Wednesday, September 26, 2018

My breastfeeding journey

After 6 years and 11 months, my breastfeeding journey has come to an end.  

I started breastfeeding immediately after I delivered baby J back in October 2012.  I breastfed her even when I was pregnant with baby A.  Baby J only stopped breastfeeding when I was nearing my third trimester of pregnancy.

Now, baby A has finally stopped breastfeeding, after 37 months.  For the last three nights, baby A has not asked to latch on.  My breastfeeding journey has finally ended. 

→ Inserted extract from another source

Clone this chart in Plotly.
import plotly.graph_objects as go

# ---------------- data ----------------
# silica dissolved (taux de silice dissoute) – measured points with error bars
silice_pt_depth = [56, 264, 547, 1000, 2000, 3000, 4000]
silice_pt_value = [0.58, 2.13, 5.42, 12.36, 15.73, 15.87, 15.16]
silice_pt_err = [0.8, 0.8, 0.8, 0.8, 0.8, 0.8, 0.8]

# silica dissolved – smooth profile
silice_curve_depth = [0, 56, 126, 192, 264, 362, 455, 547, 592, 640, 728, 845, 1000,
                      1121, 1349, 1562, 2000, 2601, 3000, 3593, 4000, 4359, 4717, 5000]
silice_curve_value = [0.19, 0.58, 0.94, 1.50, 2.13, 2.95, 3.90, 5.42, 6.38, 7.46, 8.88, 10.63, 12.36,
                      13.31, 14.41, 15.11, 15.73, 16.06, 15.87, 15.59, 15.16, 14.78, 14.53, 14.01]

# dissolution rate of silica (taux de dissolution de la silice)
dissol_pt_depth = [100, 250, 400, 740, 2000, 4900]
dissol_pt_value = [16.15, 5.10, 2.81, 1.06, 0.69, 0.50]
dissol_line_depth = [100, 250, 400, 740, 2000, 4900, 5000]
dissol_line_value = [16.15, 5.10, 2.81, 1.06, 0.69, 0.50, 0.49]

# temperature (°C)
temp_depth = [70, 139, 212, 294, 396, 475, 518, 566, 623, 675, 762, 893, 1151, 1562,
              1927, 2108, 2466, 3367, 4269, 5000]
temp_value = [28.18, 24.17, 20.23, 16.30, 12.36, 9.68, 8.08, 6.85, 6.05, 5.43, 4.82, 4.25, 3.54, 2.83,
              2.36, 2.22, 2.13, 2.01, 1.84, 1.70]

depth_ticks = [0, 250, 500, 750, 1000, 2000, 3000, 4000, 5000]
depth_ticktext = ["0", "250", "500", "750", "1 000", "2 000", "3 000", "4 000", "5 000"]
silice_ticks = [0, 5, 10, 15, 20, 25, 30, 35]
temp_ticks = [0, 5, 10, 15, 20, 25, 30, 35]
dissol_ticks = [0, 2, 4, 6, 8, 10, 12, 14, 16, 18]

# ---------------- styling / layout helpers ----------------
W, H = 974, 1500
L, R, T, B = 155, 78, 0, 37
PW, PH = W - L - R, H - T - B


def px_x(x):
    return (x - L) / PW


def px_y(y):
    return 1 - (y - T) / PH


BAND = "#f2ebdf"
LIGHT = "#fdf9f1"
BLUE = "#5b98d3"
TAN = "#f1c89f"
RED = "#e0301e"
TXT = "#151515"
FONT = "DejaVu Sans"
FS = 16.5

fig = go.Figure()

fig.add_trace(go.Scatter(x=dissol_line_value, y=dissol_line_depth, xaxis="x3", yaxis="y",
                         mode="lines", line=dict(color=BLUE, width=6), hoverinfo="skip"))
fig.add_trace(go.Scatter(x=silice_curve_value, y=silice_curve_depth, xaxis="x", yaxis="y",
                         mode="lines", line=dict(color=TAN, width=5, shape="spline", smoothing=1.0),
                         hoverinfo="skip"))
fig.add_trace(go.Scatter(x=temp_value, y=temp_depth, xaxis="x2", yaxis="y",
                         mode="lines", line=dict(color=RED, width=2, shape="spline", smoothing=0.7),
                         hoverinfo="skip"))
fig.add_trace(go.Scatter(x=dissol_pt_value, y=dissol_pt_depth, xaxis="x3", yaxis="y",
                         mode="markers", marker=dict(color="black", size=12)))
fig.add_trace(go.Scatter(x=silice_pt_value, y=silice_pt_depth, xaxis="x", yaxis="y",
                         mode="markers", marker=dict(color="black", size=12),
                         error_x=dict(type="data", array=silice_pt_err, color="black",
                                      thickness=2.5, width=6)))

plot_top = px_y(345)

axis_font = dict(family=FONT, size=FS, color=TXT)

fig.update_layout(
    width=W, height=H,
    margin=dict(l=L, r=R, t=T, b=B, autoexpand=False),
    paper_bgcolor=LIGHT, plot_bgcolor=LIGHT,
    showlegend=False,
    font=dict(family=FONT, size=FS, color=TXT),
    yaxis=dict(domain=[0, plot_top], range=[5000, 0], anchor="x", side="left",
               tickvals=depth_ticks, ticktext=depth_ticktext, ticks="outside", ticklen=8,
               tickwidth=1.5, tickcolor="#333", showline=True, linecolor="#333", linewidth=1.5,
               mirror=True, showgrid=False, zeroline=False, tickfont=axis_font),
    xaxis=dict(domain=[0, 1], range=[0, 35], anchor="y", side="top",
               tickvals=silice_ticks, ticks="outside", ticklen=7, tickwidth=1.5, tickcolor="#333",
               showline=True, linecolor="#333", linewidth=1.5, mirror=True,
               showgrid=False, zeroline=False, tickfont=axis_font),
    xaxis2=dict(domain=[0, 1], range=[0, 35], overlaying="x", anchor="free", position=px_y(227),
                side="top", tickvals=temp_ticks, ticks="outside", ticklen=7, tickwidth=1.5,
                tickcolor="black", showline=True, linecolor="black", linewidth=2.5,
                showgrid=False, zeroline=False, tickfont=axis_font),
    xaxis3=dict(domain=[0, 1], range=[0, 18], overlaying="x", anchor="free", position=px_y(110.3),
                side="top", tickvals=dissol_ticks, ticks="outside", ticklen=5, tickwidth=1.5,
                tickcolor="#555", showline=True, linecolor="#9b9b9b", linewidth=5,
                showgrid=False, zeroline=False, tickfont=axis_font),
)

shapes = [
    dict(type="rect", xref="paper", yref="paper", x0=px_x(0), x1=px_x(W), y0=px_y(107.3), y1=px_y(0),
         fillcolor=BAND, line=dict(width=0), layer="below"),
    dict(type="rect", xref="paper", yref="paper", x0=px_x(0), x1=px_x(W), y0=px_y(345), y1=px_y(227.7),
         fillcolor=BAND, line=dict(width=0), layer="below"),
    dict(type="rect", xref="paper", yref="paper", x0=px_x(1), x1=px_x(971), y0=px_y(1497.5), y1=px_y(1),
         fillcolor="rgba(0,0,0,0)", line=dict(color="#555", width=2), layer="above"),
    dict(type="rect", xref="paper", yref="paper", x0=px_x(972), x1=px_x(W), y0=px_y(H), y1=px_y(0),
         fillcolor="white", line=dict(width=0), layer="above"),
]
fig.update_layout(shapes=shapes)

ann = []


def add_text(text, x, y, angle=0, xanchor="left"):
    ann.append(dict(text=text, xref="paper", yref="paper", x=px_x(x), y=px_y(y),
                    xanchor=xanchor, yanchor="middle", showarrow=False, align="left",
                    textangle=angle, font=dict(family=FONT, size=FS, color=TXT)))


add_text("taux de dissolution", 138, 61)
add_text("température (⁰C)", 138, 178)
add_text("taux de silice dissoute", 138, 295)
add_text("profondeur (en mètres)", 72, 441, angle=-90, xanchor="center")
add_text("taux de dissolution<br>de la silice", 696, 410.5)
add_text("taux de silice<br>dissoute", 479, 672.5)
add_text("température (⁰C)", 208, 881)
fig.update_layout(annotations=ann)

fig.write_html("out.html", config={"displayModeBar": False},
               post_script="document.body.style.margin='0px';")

 Before baby A turned 3 years old, I was already telling her that we will stop our breastfeeding journey after her third birthday. She would always say yes. But when her birthday came, and she still asked to latch on, I knew I had to continue. After all, people always said it is best when kids self-wean. So, every night for the month after her third birthday, she would still latch on.  But surprisingly, the night she turned 3 years and one month, she just slept without asking to latch on. It has been that way ever since.

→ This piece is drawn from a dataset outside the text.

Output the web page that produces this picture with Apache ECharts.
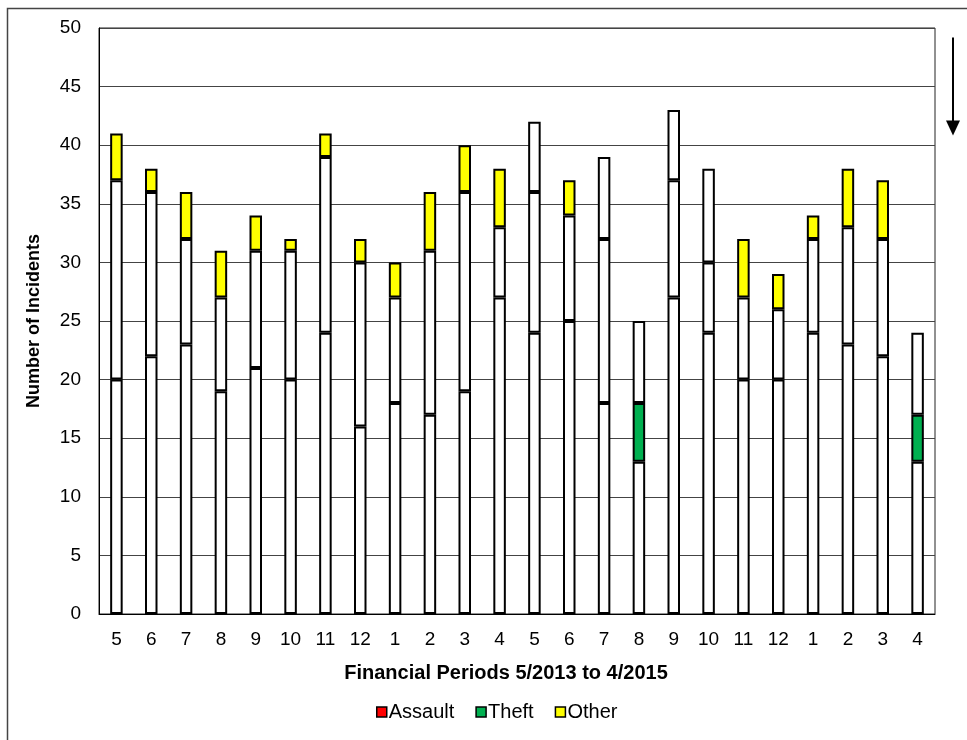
<!DOCTYPE html>
<html>
<head>
<meta charset="utf-8">
<script src="https://cdn.jsdelivr.net/npm/echarts@6/dist/echarts.min.js"></script>
<style>
  html, body { margin: 0; padding: 0; background: #fff; }
  #main { width: 967px; height: 740px; }
</style>
</head>
<body>
<div id="main"></div>
<script>
// financial periods 5/2013 .. 4/2015
const periods = ['5', '6', '7', '8', '9', '10', '11', '12', '1', '2', '3', '4',
  '5', '6', '7', '8', '9', '10', '11', '12', '1', '2', '3', '4'];

const assault = [20, 22, 23, 19, 21, 20, 24, 16, 18, 17, 19, 27,
  24, 25, 18, 13, 27, 24, 20, 20, 24, 23, 22, 13];
const theft = [17, 14, 9, 8, 10, 11, 15, 14, 9, 14, 17, 6,
  12, 9, 14, 5, 10, 6, 7, 6, 8, 10, 10, 4];
const other = [4, 2, 4, 4, 3, 1, 2, 2, 3, 5, 4, 5,
  6, 3, 7, 7, 6, 8, 5, 3, 2, 5, 5, 7];

// which segments are drawn filled in the picture (the rest are left white)
const theftFilled = [15, 23];
const otherBlank = [12, 14, 15, 16, 17, 23];

const RED = '#FF0000', GREEN = '#00B050', YELLOW = '#FFFF00';
const FONT = 'Liberation Sans, Arial, sans-serif';

let chart = echarts.init(document.getElementById('main'));

function seg(values, fillFn) {
  return values.map((v, i) => ({
    value: v,
    itemStyle: { color: fillFn(i) }
  }));
}

let barStyle = {
  borderColor: '#000',
  borderWidth: 2
};

let option = {
  backgroundColor: '#fff',
  animation: false,
  textStyle: { fontFamily: FONT },
  grid: {
    left: 99,
    right: 32,
    top: 28,
    bottom: 126,
    show: true,
    borderColor: '#222',
    borderWidth: 1
  },
  legend: {
    bottom: 13,
    left: 371,
    itemWidth: 10,
    itemHeight: 10,
    itemGap: 21,
    icon: 'rect',
    itemStyle: { borderColor: '#000', borderWidth: 1.5 },
    textStyle: { fontSize: 20, color: '#000', fontFamily: FONT, padding: [0, 0, 0, -3] },
    data: ['Assault', 'Theft', 'Other']
  },
  xAxis: {
    type: 'category',
    data: periods,
    name: 'Financial Periods 5/2013 to 4/2015',
    nameLocation: 'middle',
    nameGap: 49,
    nameTextStyle: { fontSize: 20, fontWeight: 'bold', color: '#000', padding: [0, 22, 0, 0] },
    axisLine: { lineStyle: { color: '#000', width: 1 } },
    axisTick: { show: false },
    axisLabel: { fontSize: 19, color: '#000', margin: 16 }
  },
  yAxis: {
    type: 'value',
    min: 0,
    max: 50,
    interval: 5,
    name: 'Number of Incidents',
    nameLocation: 'middle',
    nameGap: 56,
    nameTextStyle: { fontSize: 18, fontWeight: 'bold', color: '#000' },
    axisLine: { show: true, lineStyle: { color: '#000', width: 1 } },
    axisTick: { show: false },
    axisLabel: { fontSize: 19, color: '#000', margin: 18 },
    splitLine: { lineStyle: { color: '#444', width: 1 } }
  },
  series: [
    {
      name: 'Assault',
      type: 'bar',
      stack: 'inc',
      barWidth: 12.5,
      itemStyle: Object.assign({ color: RED }, barStyle),
      data: seg(assault, () => '#fff')
    },
    {
      name: 'Theft',
      type: 'bar',
      stack: 'inc',
      barWidth: 12.5,
      itemStyle: Object.assign({ color: GREEN }, barStyle),
      data: seg(theft, i => theftFilled.includes(i) ? GREEN : '#fff')
    },
    {
      name: 'Other',
      type: 'bar',
      stack: 'inc',
      barWidth: 12.5,
      itemStyle: Object.assign({ color: YELLOW }, barStyle),
      data: seg(other, i => otherBlank.includes(i) ? '#fff' : YELLOW)
    }
  ],
  graphic: [
    {
      // frame round the chart
      type: 'rect',
      left: 5,
      top: 6,
      shape: { width: 980, height: 760 },
      style: { fill: 'none', stroke: '#444', lineWidth: 1.5 },
      silent: true
    },
    {
      // down arrow at top right
      type: 'group',
      left: 946,
      top: 35,
      children: [
        { type: 'line', shape: { x1: 8, y1: 0, x2: 8, y2: 85 }, style: { stroke: '#000', lineWidth: 2 } },
        { type: 'polygon', shape: { points: [[1, 83], [15, 83], [8, 98]] }, style: { fill: '#000' } }
      ]
    }
  ]
};

chart.setOption(option);
</script>
</body>
</html>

So, how do I feel? I feel both sad and relieved at the same time. I feel relieved because my body is my own again. I can finally sleep continuously at night without having to raise my shirt for my baby to latch on. But, I also feel sad. I feel sad because we won’t be sharing that bonding experience anymore, an experience that only the two of us share every night. I feel sad because I have to tell myself that I no longer have a baby. She is now my little girl. 

It has been a wonderful journey for me. I feel lucky that I was able to breastfeed my girls for so long. I feel lucky that I never had any milk supply  issues.  But most of all, I feel lucky that this experience has created a very close bond between me and my girls. And I wouldn’t trade it for anything in the world!